The gap between vaccine doses for under-40s will be reduced from 12 weeks to eight, meaning that all adults will have the opportunity to be double-jabbed by mid-September.
Johnson also confirmed that proposals for domestic Covid passports had been shelved for the time being, but would remain under review. Firms will be able to voluntarily use the system.
Pubs are among businesses set to get the biggest benefit from the announcement, which heralds the return of drinkers ordering at the bar, as the requirement for table service ends, and customers being allowed to sit on tables of more than six.
The intervention was also welcome news for theatres, sports stadiums and event venues, which can return to full capacity, as well as festivals.
The forced closure of nightclubs will also end. The removal of restrictions will be a boost to weddings too, as hymn singing and dancing will be permitted.
Legal requirements to wear face coverings will be lifted, although guidance will suggest people might choose to do so in "enclosed and crowded places". Johnson confirmed he would wear one in certain settings.
Professor Chris Whitty, the Chief Medical Officer for England, went further and said he would put on a face covering if in a crowded space, if asked to by a competent authority, or if the absence of a mask made anyone else uncomfortable as a "point of common courtesy".

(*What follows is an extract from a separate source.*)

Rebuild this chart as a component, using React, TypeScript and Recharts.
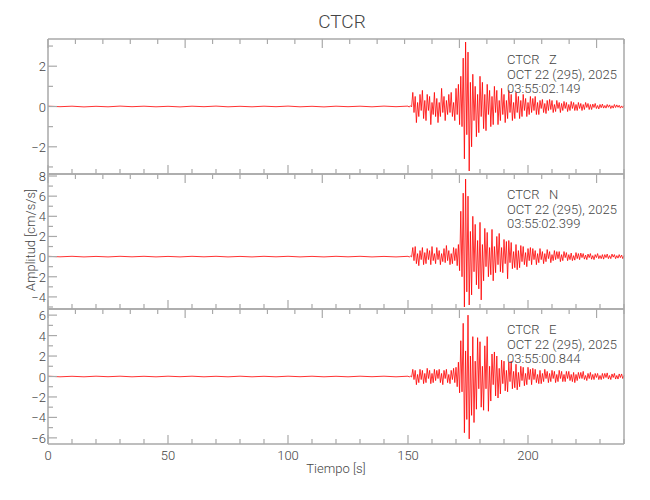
import React from 'react';
import { LineChart, Line, XAxis, YAxis } from 'recharts';

// sampling of the traces (seconds)
const PRE_STEP = 5;
const EVENT_START = 150;
const EVENT_STEP = 0.5;

// quiet part before the P onset, 0..145 s
const preZ = [0.015, -0.01, 0.015, -0.02, 0.01, -0.015, 0.02, -0.01, 0.015, -0.015, 0.01, -0.02, 0.015, -0.01, 0.02, -0.015, 0.01, -0.015, 0.015, -0.01, 0.02, -0.015, 0.01, -0.02, 0.015, -0.01, 0.015, -0.015, 0.02, -0.01];
const preN = [0.03, -0.02, 0.03, -0.03, 0.02, -0.03, 0.03, -0.02, 0.03, -0.03, 0.02, -0.03, 0.03, -0.02, 0.03, -0.03, 0.02, -0.03, 0.03, -0.02, 0.03, -0.03, 0.02, -0.03, 0.03, -0.02, 0.03, -0.03, 0.02, -0.03];
const preE = [0.03, -0.03, 0.02, -0.03, 0.03, -0.02, 0.03, -0.03, 0.02, -0.03, 0.03, -0.02, 0.03, -0.03, 0.02, -0.03, 0.03, -0.03, 0.02, -0.03, 0.03, -0.02, 0.03, -0.03, 0.02, -0.03, 0.03, -0.02, 0.03, -0.03];

// 150..240 s every 0.5 s, cm/s/s
const eventZ = [
  0.02, -0.03, 0.04, -0.02,
  0.7, -0.3, 0.5, -0.8, 0.2, -0.5, 0.6, -0.2, 0.8, -0.6,
  0.3, -0.7, 0.6, -0.2, 0.5, -0.9, 0.2, -0.4, 0.7, -0.5,
  0.4, -0.8, 0.2, -0.5, 0.9, -0.3, 0.5, -0.7, 0.3, -0.4,
  0.6, -0.3, 0.7, -0.5, 0.2, -0.7, 0.9, -0.4, 1.1, -0.9,
  1.5, -1.0, 2.4, -2.6, 3.2, -1.4, 2.7, -3.2, 1.2, -2.0,
  1.6, -0.7, 1.0, -1.5, 0.6, -1.3, 1.5, -0.5, 1.2, -1.1,
  0.6, -1.2, 1.1, -0.4, 0.8, -1.0, 0.5, -0.9, 1.0, -0.3,
  0.8, -0.9, 0.3, -0.7, 0.9, -0.4, 0.6, -0.8, 0.3, -0.6,
  0.8, -0.3, 0.6, -0.7, 0.2, -0.6, 0.7, -0.3, 0.5, -0.6,
  0.3, -0.5, 0.6, -0.2, 0.4, -0.5, 0.2, -0.4, 0.5, -0.3,
  0.4, -0.2, 0.5, -0.4, 0.2, -0.4, 0.3, -0.1, 0.35, -0.3,
  0.15, -0.35, 0.3, -0.2, 0.35, -0.15, 0.3, -0.3, 0.1, -0.25,
  0.3, -0.1, 0.2, -0.3, 0.15, -0.2, 0.25, -0.1, 0.2, -0.25,
  0.1, -0.2, 0.25, -0.1, 0.2, -0.2, 0.1, -0.2, 0.2, -0.1,
  0.15, -0.2, 0.1, -0.15, 0.2, -0.05, 0.15, -0.15, 0.1, -0.15,
  0.12, -0.05, 0.15, -0.1, 0.05, -0.12, 0.1, -0.06, 0.12, -0.08,
  0.05, -0.08, 0.1, -0.04, 0.08, -0.1, 0.04, -0.08, 0.1, -0.05,
  0.08, -0.04, 0.06, -0.08, 0.03, -0.06, 0.05,
];

const eventN = [
  0.03, -0.04, 0.05, -0.03,
  0.9, -0.4, 1.0, -0.7, 0.3, -0.9, 0.6, -0.3, 0.9, -0.8,
  0.4, -0.7, 0.8, -0.3, 0.6, -0.8, 1.0, -0.4, 0.3, -0.7,
  0.9, -0.3, 0.6, -0.8, 0.3, -0.5, 0.8, -0.6, 1.1, -0.4,
  0.6, -0.8, 0.3, -0.7, 0.9, -0.4, 0.8, -0.9, 1.2, -1.4,
  4.5, -2.0, 6.3, -5.0, 7.7, -3.5, 6.0, -4.8, 2.5, -3.8,
  4.0, -1.5, 3.2, -2.8, 1.6, -3.2, 3.4, -4.3, 1.2, -2.4,
  2.8, -1.0, 2.4, -2.0, 0.9, -1.8, 2.7, -2.4, 1.0, -1.6,
  2.0, -0.8, 2.3, -1.5, 0.9, -1.6, 1.7, -0.7, 1.5, -2.2,
  1.6, -0.6, 1.4, -1.2, 0.5, -1.1, 1.2, -1.3, 0.6, -1.1,
  1.1, -0.5, 1.0, -0.8, 0.4, -1.0, 0.8, -0.4, 0.9, -0.8,
  0.8, -0.3, 0.6, -0.8, 0.3, -0.6, 0.8, -0.3, 0.5, -0.7,
  0.3, -0.5, 0.7, -0.2, 0.5, -0.6, 0.2, -0.4, 0.6, -0.3,
  0.5, -0.2, 0.5, -0.5, 0.2, -0.4, 0.5, -0.1, 0.4, -0.4,
  0.2, -0.3, 0.35, -0.4, 0.1, -0.35, 0.4, -0.2, 0.3, -0.3,
  0.35, -0.1, 0.3, -0.25, 0.15, -0.3, 0.25, -0.1, 0.3, -0.25,
  0.1, -0.3, 0.2, -0.1, 0.3, -0.2, 0.1, -0.2, 0.2, -0.25,
  0.2, -0.1, 0.25, -0.2, 0.1, -0.2, 0.25, -0.05, 0.2, -0.2,
  0.1, -0.15, 0.2, -0.1, 0.15, -0.2, 0.1,
];

const eventE = [
  0.03, -0.04, 0.03, -0.05,
  0.7, -0.3, 0.6, -0.8, 0.2, -0.6, 0.7, -0.3, 0.6, -0.7,
  0.3, -0.6, 0.8, -0.2, 0.6, -0.7, 0.3, -0.6, 0.7, -0.4,
  0.6, -0.2, 0.7, -0.6, 0.3, -0.8, 0.6, -0.2, 0.7, -0.6,
  0.2, -0.7, 0.6, -0.3, 0.8, -0.6, 0.9, -1.0, 1.4, -1.6,
  3.5, -1.5, 5.2, -5.5, 2.5, -4.2, 6.0, -6.1, 2.0, -3.8,
  3.9, -4.5, 1.5, -3.2, 3.8, -1.2, 3.4, -3.0, 1.0, -3.3,
  3.0, -1.2, 3.9, -3.4, 1.0, -2.4, 2.2, -0.8, 2.4, -1.9,
  2.0, -2.1, 0.8, -1.7, 1.6, -0.7, 1.5, -1.4, 0.6, -1.5,
  1.4, -0.5, 1.5, -1.2, 0.5, -1.1, 1.2, -1.3, 0.4, -1.0,
  1.0, -0.4, 0.9, -0.9, 0.3, -0.8, 0.9, -0.3, 0.7, -0.8,
  0.8, -0.3, 0.7, -0.6, 0.2, -0.7, 0.6, -0.7, 0.3, -0.5,
  0.7, -0.2, 0.5, -0.6, 0.3, -0.5, 0.6, -0.2, 0.5, -0.6,
  0.2, -0.5, 0.6, -0.2, 0.5, -0.5, 0.2, -0.5, 0.5, -0.2,
  0.5, -0.4, 0.2, -0.5, 0.4, -0.6, 0.2, -0.4, 0.4, -0.2,
  0.4, -0.2, 0.5, -0.3, 0.1, -0.4, 0.3, -0.2, 0.4, -0.3,
  0.2, -0.3, 0.3, -0.1, 0.3, -0.3, 0.1, -0.3, 0.3, -0.2,
  0.3, -0.1, 0.35, -0.25, 0.1, -0.3, 0.25, -0.1, 0.3, -0.25,
  0.1, -0.25, 0.25, -0.1, 0.25, -0.2, 0.1,
];

const xTicks = [0, 10, 20, 30, 40, 50, 60, 70, 80, 90, 100, 110, 120, 130, 140, 150, 160, 170, 180, 190, 200, 210, 220, 230, 240];
const yTicksZ = [-3, -2, -1, 0, 1, 2, 3];
const yTicksN = [-5, -4, -3, -2, -1, 0, 1, 2, 3, 4, 5, 6, 7, 8];
const yTicksE = [-6, -5, -4, -3, -2, -1, 0, 1, 2, 3, 4, 5, 6];

const station = 'CTCR';
const channels = ['Z', 'N', 'E'];
const dateLine = 'OCT 22 (295), 2025';
const startTimes = ['03:55:02.149', '03:55:02.399', '03:55:00.844'];

const FONT = "Roboto, 'DejaVu Sans', sans-serif";
const GRAY = '#a9a9a9';
const INK = '#454545';
const RED = '#ff0000';

const PLOT_LEFT = 48;
const PLOT_RIGHT = 26;
const PANEL_H = 135;
const PAD = 12;

function buildTrace(pre: number[], ev: number[]) {
  return [
    ...pre.map((v, i) => ({ t: i * PRE_STEP, v })),
    ...ev.map((v, i) => ({ t: EVENT_START + i * EVENT_STEP, v })),
  ];
}

const fmt = (v: number) => (v < 0 ? '\u2212' + Math.abs(v) : String(v));

function BottomTick(props: any) {
  const { x, y, payload, showLabel } = props;
  const major = payload.value % 50 === 0;
  return (
    <g>
      <line x1={x} x2={x} y1={y} y2={y - (major ? 9 : 5)} stroke={GRAY} strokeWidth={1.2} />
      {showLabel && major && payload.value < 240 ? (
        <text x={x} y={y + 16} textAnchor="middle" fill={INK} fontSize={13} fontWeight={300} fontFamily={FONT}>
          {payload.value}
        </text>
      ) : null}
    </g>
  );
}

function TopTick(props: any) {
  const { x, y, payload } = props;
  const major = payload.value % 50 === 0;
  return <line x1={x} x2={x} y1={y} y2={y + (major ? 9 : 5)} stroke={GRAY} strokeWidth={1.2} />;
}

function LeftTick(props: any) {
  const { x, y, payload } = props;
  const major = payload.value % 2 === 0;
  return (
    <g>
      <line x1={x} x2={x + (major ? 9 : 5)} y1={y} y2={y} stroke={GRAY} strokeWidth={1.2} />
      {major ? (
        <text x={x - 2} y={y + 5} textAnchor="end" fill={INK} fontSize={13} fontWeight={300} fontFamily={FONT}>
          {fmt(payload.value)}
        </text>
      ) : null}
    </g>
  );
}

function RightTick(props: any) {
  const { x, y, payload } = props;
  const major = payload.value % 2 === 0;
  return <line x1={x} x2={x - (major ? 9 : 5)} y1={y} y2={y} stroke={GRAY} strokeWidth={1.2} />;
}

interface PanelProps {
  data: { t: number; v: number }[];
  domain: [number, number];
  yTicks: number[];
  top: number;
  last?: boolean;
}

function Panel({ data, domain, yTicks, top, last }: PanelProps) {
  const bottomPad = last ? 40 : PAD;
  const axisLine = { stroke: GRAY, strokeWidth: 1.5 };
  // each axis takes 1px from the margin (a 0px axis is not drawn)
  return (
    <div style={{ position: 'absolute', left: 0, top: top - PAD }}>
      <LineChart
        width={650}
        height={PAD + PANEL_H + bottomPad}
        data={data}
        margin={{ top: PAD - 1, right: PLOT_RIGHT - 1, bottom: bottomPad - 1, left: PLOT_LEFT - 1 }}
      >
        <XAxis
          dataKey="t"
          type="number"
          domain={[0, 240]}
          ticks={xTicks}
          interval={0}
          height={1}
          tickSize={0}
          tickMargin={0}
          tickLine={false}
          axisLine={axisLine}
          tick={<BottomTick showLabel={last} />}
        />
        <XAxis
          xAxisId="top"
          orientation="top"
          type="number"
          domain={[0, 240]}
          ticks={xTicks}
          interval={0}
          height={1}
          tickSize={0}
          tickMargin={0}
          tickLine={false}
          axisLine={axisLine}
          tick={<TopTick />}
        />
        <YAxis
          type="number"
          domain={domain}
          ticks={yTicks}
          interval={0}
          width={1}
          tickSize={0}
          tickMargin={0}
          tickLine={false}
          axisLine={axisLine}
          tick={<LeftTick />}
        />
        <YAxis
          yAxisId="right"
          orientation="right"
          type="number"
          domain={domain}
          ticks={yTicks}
          interval={0}
          width={1}
          tickSize={0}
          tickMargin={0}
          tickLine={false}
          axisLine={axisLine}
          tick={<RightTick />}
        />
        <Line
          type="linear"
          dataKey="v"
          stroke={RED}
          strokeWidth={0.8}
          dot={false}
          isAnimationActive={false}
        />
      </LineChart>
    </div>
  );
}

const textStyle: React.CSSProperties = {
  position: 'absolute',
  fontFamily: FONT,
  fontWeight: 300,
  color: INK,
  whiteSpace: 'pre',
};

export default function App() {
  const panelTops = [39, 174, 309];
  const traces = [buildTrace(preZ, eventZ), buildTrace(preN, eventN), buildTrace(preE, eventE)];
  const domains: [number, number][] = [[-3.35, 3.35], [-5.2, 8.2], [-6.6, 6.6]];
  const ticks = [yTicksZ, yTicksN, yTicksE];

  return (
    <div style={{ position: 'absolute', left: 0, top: 0, width: 650, height: 500, background: '#fff' }}>
      <div style={{ ...textStyle, left: 0, width: 684, top: 10, textAlign: 'center', fontSize: 19 }}>{station}</div>
      {panelTops.map((top, i) => (
        <Panel key={i} data={traces[i]} domain={domains[i]} yTicks={ticks[i]} top={top} last={i === 2} />
      ))}
      {panelTops.map((top, i) => (
        <div key={'t' + i} style={{ ...textStyle, left: 507, top: top + 14, fontSize: 13, lineHeight: '14.5px' }}>
          {`${station}   ${channels[i]}\n${dateLine}\n${startTimes[i]}`}
        </div>
      ))}
      <div
        style={{
          ...textStyle,
          left: 30,
          top: 240,
          fontSize: 13,
          transform: 'translate(-50%, -50%) rotate(-90deg)',
        }}
      >
        Amplitud [cm/s/s]
      </div>
      <div style={{ ...textStyle, left: 0, width: 672, top: 461, textAlign: 'center', fontSize: 13 }}>Tiempo [s]</div>
    </div>
  );
}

Last night Tory MPs cheered as Sajid Javid told the Commons the measures that would soon be lifted. The Health Secretary told the House it would be "a restoration of so many of the freedoms that make this country great".
But fears persist among lockdown-sceptic Conservative MPs in the Covid Recovery Group (CRG) that there could yet be winter lockdown and the introduction of domestic Covid passports.
Newly released papers from the Scientific Advisory Group for Emergencies say that stronger restrictions may be required in winter despite Johnson's pledge that the changes on July 19 would be "irreversible".
One undated paper warns "it is highly likely that transmission will increase in autumn and winter".
"The healthcare burden of other infections through the year is also an important consideration," it continues. "This may mean stronger measures may be desirable for autumn and winter."
Asked whether the unlocking was irreversible, Johnson warned: "Obviously if we do find another variant that doesn't respond to the vaccines, if, heaven forbid, some really awful new bug should appear then clearly, we will have to take whatever steps we need to do to protect the public."
Mark Harper, chairman of the CRG, warned: "The Prime Minister has confirmed that there will be contingency measures in place for winter, and even if they're not legal restrictions, they will have that effect on business."
He demanded ministers urgently publish the details of these measures so that MPs can scrutinise them.